Soundwave said:
Equivalent hardware isn't required to be part of the same generation. By that logic then a 3090 even is a different generation from the PS5 or a 2080, but no one seriously says that. Or XBox Series S is a different generation from Playstation 5. No one seriously says that either. Generational leap has to be something where the successive hardware runs the majority of its games that the other hardware that you're trying to claim is in a different generation cannot run. Like for example a Playstation 2 versus a Playstation 1. If a PS1 could run PS2 games at just moderately lower settings and resolution but otherwise it was running the same games, then you have a problem there, that is not a generational leap any longer.
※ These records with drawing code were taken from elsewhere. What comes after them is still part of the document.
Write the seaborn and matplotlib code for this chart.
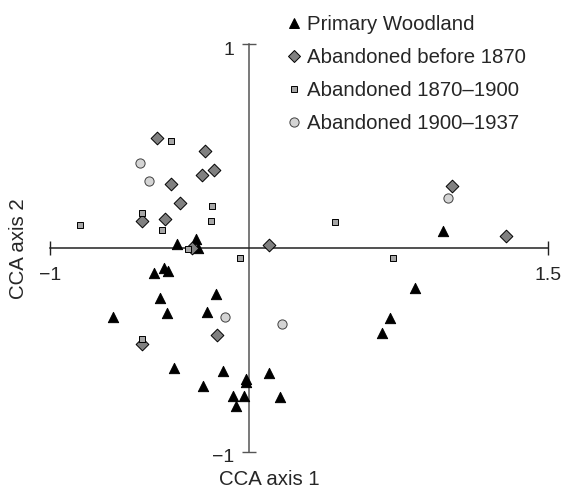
import numpy as np
import pandas as pd
import matplotlib
matplotlib.use('Agg')
import matplotlib.pyplot as plt
import matplotlib.transforms as mtransforms
from matplotlib.lines import Line2D
import seaborn as sns

# CCA site scores
primary_x = [-0.364, -0.267, -0.256, -0.478, -0.428, -0.408, -0.447, -0.169,
             -0.685, -0.414, -0.214, -0.376, -0.132, -0.018, -0.015, 0.100,
             -0.231, -0.082, -0.028, -0.065, 0.154, 0.970, 0.830, 0.708, 0.664]
primary_y = [0.020, 0.043, -0.001, -0.124, -0.100, -0.111, -0.245, -0.226,
             -0.340, -0.321, -0.314, -0.589, -0.604, -0.643, -0.660, -0.612,
             -0.677, -0.725, -0.725, -0.774, -0.730, 0.085, -0.198, -0.344, -0.419]

before1870_x = [-0.461, -0.224, -0.177, -0.236, -0.394, -0.349, -0.537, -0.421,
                -0.289, 0.100, -0.164, -0.538, 1.015, 1.286]
before1870_y = [0.539, 0.476, 0.381, 0.357, 0.313, 0.219, 0.133, 0.144,
                0.000, 0.016, -0.427, -0.471, 0.306, 0.059]

mid_x = [-0.393, -0.187, -0.540, -0.194, -0.437, -0.849, -0.309, -0.045,
         -0.538, 0.432, 0.723]
mid_y = [0.524, 0.208, 0.170, 0.134, 0.090, 0.113, -0.005, -0.051,
         -0.447, 0.126, -0.051]

late_x = [-0.547, -0.502, -0.120, 0.163, 0.999]
late_y = [0.416, 0.327, -0.340, -0.372, 0.247]

groups = ["Primary Woodland", "Abandoned before 1870",
          "Abandoned 1870\u20131900", "Abandoned 1900\u20131937"]
xs = [primary_x, before1870_x, mid_x, late_x]
ys = [primary_y, before1870_y, mid_y, late_y]

markers = ['^', 'D', 's', 'o']
faces = ['black', '#808080', '#a6a6a6', '#d4d4d4']
edges = ['black', 'black', 'black', '#404040']
sizes = [55, 42, 24, 44]

sns.set_style('white')
plt.rcParams['font.family'] = ['Liberation Sans', 'DejaVu Sans']

fig = plt.figure(figsize=(5.63, 4.90), dpi=100)
ax = fig.add_axes([50 / 563, 38.3 / 490, 498.3 / 563, 407.4 / 490])

for name, x, y, m, fc, ec, s in zip(groups, xs, ys, markers, faces, edges, sizes):
    df = pd.DataFrame({'x': x, 'y': y})
    sns.scatterplot(data=df, x='x', y='y', marker=m, color=fc, edgecolor=ec,
                    linewidth=0.7, s=s, ax=ax, zorder=3, legend=False)

ax.set_xlim(-1, 1.5)
ax.set_ylim(-1, 1)

# axes crossing at the origin
for side in ['top', 'right']:
    ax.spines[side].set_visible(False)
ax.spines['left'].set_position(('data', 0))
ax.spines['bottom'].set_position(('data', 0))
ax.spines['left'].set_color('#555555')
ax.spines['bottom'].set_color('#222222')
ax.spines['left'].set_linewidth(1.1)
ax.spines['bottom'].set_linewidth(1.1)

ax.set_xticks([-1, 1.5])
ax.set_xticklabels(['\u22121', '1.5'])
ax.set_yticks([-1, 1])
ax.set_yticklabels(['\u22121', '1'])
ax.tick_params(axis='x', bottom=True, direction='inout', length=9.4, width=1,
               color='#222222', labelsize=14, pad=9)
ax.tick_params(axis='y', left=True, direction='inout', length=9.4, width=1,
               color='#555555', labelsize=14, pad=6)
shift = mtransforms.ScaledTranslation(0, -4 / 100, fig.dpi_scale_trans)
for lab in ax.get_yticklabels():
    lab.set_transform(lab.get_transform() + shift)
ax.set_xlabel('')
ax.set_ylabel('')

fig.text(269 / 563, 1 - 479 / 490, 'CCA axis 1', ha='center', va='center', fontsize=14.7)
fig.text(19 / 563, 1 - 249 / 490, 'CCA axis 2', ha='center', va='center',
         fontsize=14.7, rotation=90)

handles = [Line2D([], [], linestyle='', marker=m, markerfacecolor=fc,
                  markeredgecolor=ec, markeredgewidth=0.7, markersize=np.sqrt(s))
           for m, fc, ec, s in zip(markers, faces, edges, sizes)]
ax.legend(handles, groups, loc='upper left', bbox_to_anchor=(288 / 563, 1 - 15 / 490),
          bbox_transform=fig.transFigure, frameon=False, fontsize=14.7,
          handlelength=0.6, handletextpad=0.34, labelspacing=0.69, borderpad=0,
          borderaxespad=0)

fig.savefig('out.png', dpi=100)
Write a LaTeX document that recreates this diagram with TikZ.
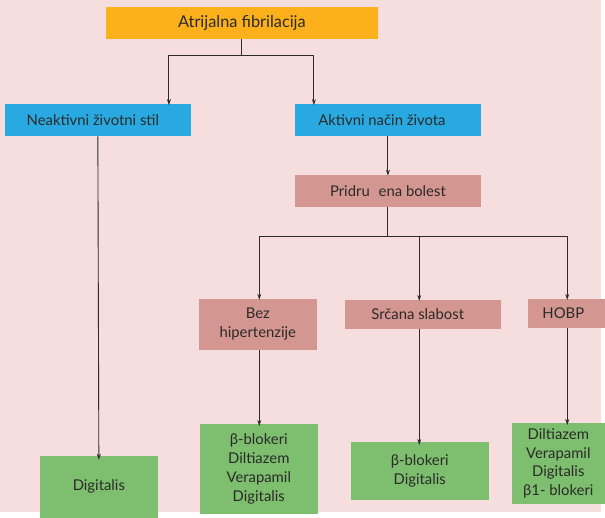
\documentclass[tikz,border=0pt]{standalone}
\usepackage{fontspec}
\setmainfont{Lato}
\usetikzlibrary{arrows.meta}
\definecolor{bgpink}{HTML}{F5DEDD}
\definecolor{afOrange}{HTML}{FBB01C}
\definecolor{afBlue}{HTML}{29A9E1}
\definecolor{afRose}{HTML}{D49690}
\definecolor{afGreen}{HTML}{7DBF6E}
\definecolor{afText}{HTML}{2B2A29}
\tikzset{
	box/.style={rectangle, inner sep=0pt, align=center, text=afText, font=\fontsize{15}{19}\selectfont},
	topbox/.style={box, fill=afOrange, font=\fontsize{16.5}{19}\selectfont},
	lifebox/.style={box, fill=afBlue, minimum width=187bp, minimum height=32bp},
	illbox/.style={box, fill=afRose},
	drugbox/.style={box, fill=afGreen, minimum width=119bp},
	link/.style={draw=afText, line width=0.9pt}
}
\begin{document}
\begin{tikzpicture}[x=1bp, y=-1bp, line join=round, >={Stealth[length=6pt,width=4pt]}]
	\fill[bgpink] (0,0) rectangle (605,515);
	% boxes
	\node[topbox, minimum width=273bp, minimum height=32bp] (af) at (243.5,23) {Atrijalna fibrilacija};
	\node[lifebox] (neakt) at (98.5,121) {Neaktivni životni stil\hspace{10bp}};
	\node[lifebox] (akt) at (390.5,121) {Aktivni način života\hspace{12bp}};
	\node[illbox, minimum width=187bp, minimum height=32bp] (prid) at (390.5,192) {Pridru\hspace{0.6em}ena bolest};
	\node[illbox, minimum width=119bp, minimum height=51bp] (bez) at (259.5,326.5) {Bez\\hipertenzije};
	\node[illbox, minimum width=157bp, minimum height=29bp] (src) at (425.5,316.5) {Srčana slabost\hspace{10bp}};
	\node[illbox, minimum width=78bp, minimum height=29bp] (hobp) at (570,315.5) {HOBP\hspace{6bp}};
	\node[drugbox, minimum height=62bp] (dig) at (99.5,490) {Digitalis};
	\node[drugbox, minimum height=90bp] (bezlek) at (260.5,472) {β-blokeri\\Diltiazem\\Verapamil\\Digitalis};
	\node[drugbox, minimum width=139bp, minimum height=58bp] (srclek) at (422.5,474) {β-blokeri\\Digitalis};
	\node[drugbox, minimum width=94bp, minimum height=81bp] (hobplek) at (562,466.5) {Diltiazem\\Verapamil\\Digitalis\\β1- blokeri};
	% junctions
	\coordinate (j1) at (170,56);
	\coordinate (j2) at (316,56);
	\coordinate (k1) at (261,238);
	\coordinate (k2) at (422,238);
	\coordinate (k3) at (571,238);
	% connectors
	\draw[link, ->] (af.south) |- (j1) -- ([yshift=-1bp]j1 |- neakt.north);
	\draw[link, ->] (af.south) |- (j2) -- ([yshift=-1bp]j2 |- akt.north);
	\draw[link, ->] (akt.south) -- ([yshift=-1bp]prid.north);
	\draw[link, ->] (prid.south) |- (k1) -- ([yshift=-1bp]k1 |- bez.north);
	\draw[link, ->] (prid.south) |- (k2) -- ([yshift=-1bp]k2 |- src.north);
	\draw[link, ->] (prid.south) |- (k3) -- ([yshift=-1bp]k3 |- hobp.north);
	\draw[link, ->] (neakt.south) -- ([yshift=-4bp]dig.north);
	\draw[link, ->] (bez.south -| k1) -- ([yshift=-2bp]k1 |- bezlek.north);
	\draw[link, ->] (src.south -| k2) -- ([yshift=-3bp]k2 |- srclek.north);
	\draw[link, ->] (hobp.south -| k3) -- ([yshift=-2bp]k3 |- hobplek.north);
\end{tikzpicture}
\end{document}
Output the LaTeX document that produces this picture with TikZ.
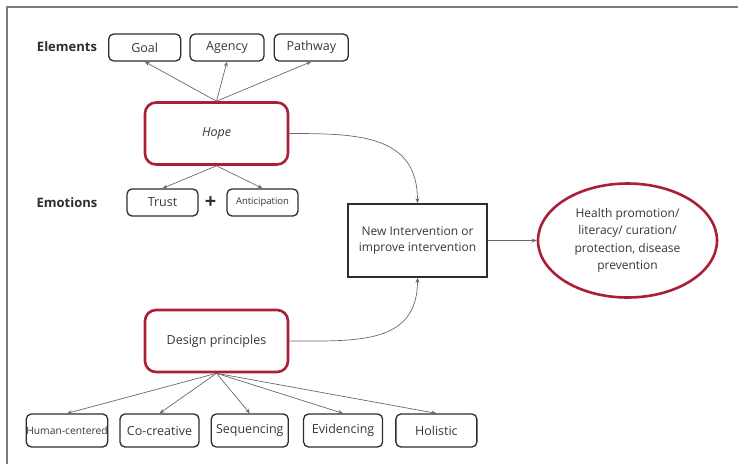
\documentclass[tikz,border=0pt]{standalone}
\usepackage{fontspec}
\setmainfont{Open Sans}
\usetikzlibrary{positioning, shapes.geometric, arrows.meta}
\definecolor{hopeRed}{RGB}{170,30,55}
\definecolor{boxGray}{RGB}{45,45,45}
\definecolor{lineGray}{RGB}{105,105,105}
\definecolor{textGray}{RGB}{55,55,55}
\definecolor{frameGray}{RGB}{125,125,115}

\begin{document}
\begin{tikzpicture}[
    x=1pt, y=1pt,
    % Styles
    elembox/.style={
        draw=boxGray,
        line width=1.3pt,
        rounded corners=5pt,
        align=center,
        text=textGray,
        font=\fontsize{12.5}{15}\selectfont,
        inner sep=0pt,
        minimum height=27pt
    },
    redbox/.style={
        draw=hopeRed,
        line width=2.6pt,
        rounded corners=11pt,
        align=center,
        text=textGray,
        font=\fontsize{12.5}{15}\selectfont,
        minimum width=143pt,
        minimum height=62pt
    },
    intervbox/.style={
        draw=boxGray,
        line width=1.6pt,
        align=center,
        text=textGray,
        font=\fontsize{12}{16.5}\selectfont,
        minimum width=139pt,
        minimum height=73pt
    },
    outcome/.style={
        ellipse,
        draw=hopeRed,
        line width=2.6pt,
        align=center,
        text=textGray,
        font=\fontsize{12}{17.3}\selectfont,
        minimum width=179pt,
        minimum height=114pt,
        inner sep=0pt
    },
    rowlabel/.style={font=\fontsize{13}{15}\selectfont\bfseries, text=boxGray},
    arrow/.style={-{Stealth[length=5pt,width=4pt]}, line width=0.7pt, color=lineGray}
]
    \useasboundingbox (0,0) rectangle (738,-464);
    \draw[frameGray, line width=1.6pt] (7,-464) -- (7,-7) -- (738,-7);

    % ---------------------------------------------------------
    % 1. HOPE AND ITS ELEMENTS
    % ---------------------------------------------------------
    \node[redbox] (hope) at (216.5,-133.5) {\itshape Hope};

    \node[elembox, minimum width=74pt] (agency) at (227,-47.5) {Agency};
    \node[elembox, minimum width=72pt, left=8pt of agency] (goal) {Goal};
    \node[elembox, minimum width=74pt, right=9pt of agency] (pathway) {Pathway};
    \node[rowlabel] (elements) at (67,-47) {Elements};

    % ---------------------------------------------------------
    % 2. EMOTIONS
    % ---------------------------------------------------------
    \node[elembox, minimum width=71pt] (trust) at (162.5,-202.5) {Trust};
    \node[font=\fontsize{20}{20}\selectfont\bfseries, text=boxGray, right=6pt of trust, inner sep=0pt] (plus) {+};
    \node[elembox, minimum width=71pt, font=\fontsize{9.5}{11}\selectfont] (anticip) at (262.5,-202.5) {Anticipation};
    \node[rowlabel] (emotions) at (67,-203) {Emotions};

    % ---------------------------------------------------------
    % 3. INTERVENTION AND OUTCOME
    % ---------------------------------------------------------
    \node[intervbox] (interv) at (417.5,-240.5) {New Intervention or\\improve intervention};
    \node[outcome] (health) at (627.5,-240.5) {Health promotion/\\literacy/ curation/\\protection, disease\\prevention};

    % ---------------------------------------------------------
    % 4. DESIGN PRINCIPLES
    % ---------------------------------------------------------
    \node[redbox] (design) at (216.5,-341) {Design principles};

    \node[elembox, minimum width=80pt, minimum height=33pt, font=\fontsize{10.3}{12}\selectfont] (human) at (67,-430.5) {Human-centered};
    \node[elembox, minimum width=79pt, minimum height=33pt, right=11pt of human] (cocreat) {Co-creative};
    \node[elembox, minimum width=77pt, minimum height=33pt, right=11pt of cocreat] (sequenc) {Sequencing};
    \node[elembox, minimum width=79pt, minimum height=33pt, right=14pt of sequenc] (evidenc) {Evidencing};
    \node[elembox, minimum width=81pt, minimum height=33pt, right=12pt of evidenc] (holist) {Holistic};

    % ---------------------------------------------------------
    % CONNECTIONS
    % ---------------------------------------------------------
    \draw[arrow] (hope.north) -- (goal.south);
    \draw[arrow] (hope.north) -- (agency.south);
    \draw[arrow] (hope.north) -- (pathway.south);

    \draw[arrow] (hope.south) -- (trust.north);
    \draw[arrow] (hope.south) -- (anticip.north);

    \draw[arrow] (hope.east) to[out=0, in=90, looseness=1.2] (interv.north);
    \draw[arrow] (design.east) to[out=0, in=-90, looseness=1.2] (interv.south);
    \draw[arrow] (interv.east) -- (health.west);

    \foreach \leaf in {human, cocreat, sequenc, evidenc, holist}
        \draw[arrow] (design.south) -- (\leaf.north);

\end{tikzpicture}
\end{document}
That distinction becomes entirely meaningless in that case. That argument doesn't work anymore when the hardware you're trying to say "is last generation" is running many of the same games even at lower settings. The Switch 2 will likely have a ton of PS5 ports for various reasons, more than the Switch 1 had in common with the PS4, but there's already a system that basically does this, Steam Deck will likely in a few years have something like 75, 80, 100 PS5/XSX only games that it runs. That automatically invalidates it as a "PS4 level hardware". If it's "PS4 level hardware" it shouldn't be running those games period, in any form other than like maybe 2 frames per second. |
This doesn't make sense. Switch is running hogwarts legacy, steamdeck runs most ps5 games and steamdeck sometimes loses to ps4 so what you are saying is false.